▶ WHAT YOU WILL DO
Transcribe all of the material exactly. Any picture in it should be left out.
# # # #
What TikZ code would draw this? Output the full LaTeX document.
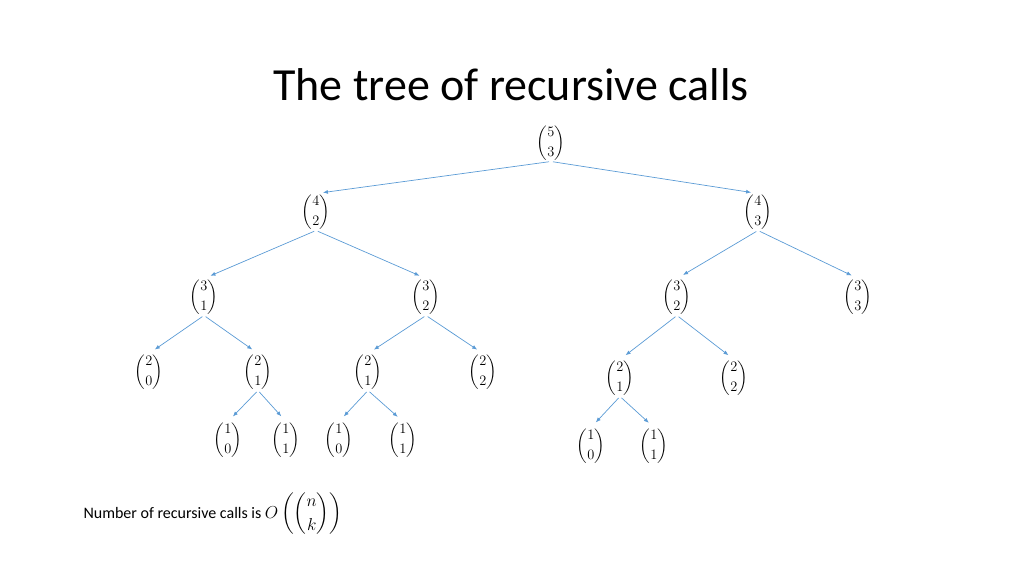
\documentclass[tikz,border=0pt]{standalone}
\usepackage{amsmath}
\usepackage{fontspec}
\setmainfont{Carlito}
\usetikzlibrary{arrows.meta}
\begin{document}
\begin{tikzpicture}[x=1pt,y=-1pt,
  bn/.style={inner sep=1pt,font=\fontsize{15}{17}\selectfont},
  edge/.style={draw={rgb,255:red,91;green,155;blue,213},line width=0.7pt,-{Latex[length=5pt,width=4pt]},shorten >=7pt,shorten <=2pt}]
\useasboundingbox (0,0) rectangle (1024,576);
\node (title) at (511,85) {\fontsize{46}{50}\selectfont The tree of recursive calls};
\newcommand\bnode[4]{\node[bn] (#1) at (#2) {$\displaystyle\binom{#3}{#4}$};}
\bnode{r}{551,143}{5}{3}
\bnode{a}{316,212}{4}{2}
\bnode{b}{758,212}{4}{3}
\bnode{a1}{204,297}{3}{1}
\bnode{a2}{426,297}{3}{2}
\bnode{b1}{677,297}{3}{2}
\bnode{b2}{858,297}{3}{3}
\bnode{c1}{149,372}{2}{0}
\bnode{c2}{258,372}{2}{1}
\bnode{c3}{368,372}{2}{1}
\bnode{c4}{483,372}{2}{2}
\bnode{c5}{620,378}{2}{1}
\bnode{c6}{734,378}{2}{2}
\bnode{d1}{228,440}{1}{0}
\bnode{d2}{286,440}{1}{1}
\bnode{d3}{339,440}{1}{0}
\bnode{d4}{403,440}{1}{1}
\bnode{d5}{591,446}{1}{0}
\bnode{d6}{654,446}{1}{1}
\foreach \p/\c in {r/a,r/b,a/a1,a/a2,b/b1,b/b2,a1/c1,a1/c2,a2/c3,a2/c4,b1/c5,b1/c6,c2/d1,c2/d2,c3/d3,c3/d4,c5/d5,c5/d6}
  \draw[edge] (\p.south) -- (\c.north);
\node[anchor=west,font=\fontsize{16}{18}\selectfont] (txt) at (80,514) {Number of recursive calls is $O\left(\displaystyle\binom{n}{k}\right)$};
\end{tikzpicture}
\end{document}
# # # #
▶ OUTPUT FOR THIS TASK
What TikZ code would draw this? Output the full LaTeX document.
\documentclass[tikz,border=0pt]{standalone}
\usepackage{amsmath}
\usepackage{fontspec}
\setmainfont{Carlito}
\usetikzlibrary{arrows.meta}
\begin{document}
\begin{tikzpicture}[x=1pt,y=-1pt,
  bn/.style={inner sep=1pt,font=\fontsize{15}{17}\selectfont},
  edge/.style={draw={rgb,255:red,91;green,155;blue,213},line width=0.7pt,-{Latex[length=5pt,width=4pt]},shorten >=7pt,shorten <=2pt}]
\useasboundingbox (0,0) rectangle (1024,576);
\node (title) at (511,85) {\fontsize{46}{50}\selectfont The tree of recursive calls};
\newcommand\bnode[4]{\node[bn] (#1) at (#2) {$\displaystyle\binom{#3}{#4}$};}
\bnode{r}{551,143}{5}{3}
\bnode{a}{316,212}{4}{2}
\bnode{b}{758,212}{4}{3}
\bnode{a1}{204,297}{3}{1}
\bnode{a2}{426,297}{3}{2}
\bnode{b1}{677,297}{3}{2}
\bnode{b2}{858,297}{3}{3}
\bnode{c1}{149,372}{2}{0}
\bnode{c2}{258,372}{2}{1}
\bnode{c3}{368,372}{2}{1}
\bnode{c4}{483,372}{2}{2}
\bnode{c5}{620,378}{2}{1}
\bnode{c6}{734,378}{2}{2}
\bnode{d1}{228,440}{1}{0}
\bnode{d2}{286,440}{1}{1}
\bnode{d3}{339,440}{1}{0}
\bnode{d4}{403,440}{1}{1}
\bnode{d5}{591,446}{1}{0}
\bnode{d6}{654,446}{1}{1}
\foreach \p/\c in {r/a,r/b,a/a1,a/a2,b/b1,b/b2,a1/c1,a1/c2,a2/c3,a2/c4,b1/c5,b1/c6,c2/d1,c2/d2,c3/d3,c3/d4,c5/d5,c5/d6}
  \draw[edge] (\p.south) -- (\c.north);
\node[anchor=west,font=\fontsize{16}{18}\selectfont] (txt) at (80,514) {Number of recursive calls is $O\left(\displaystyle\binom{n}{k}\right)$};
\end{tikzpicture}
\end{document}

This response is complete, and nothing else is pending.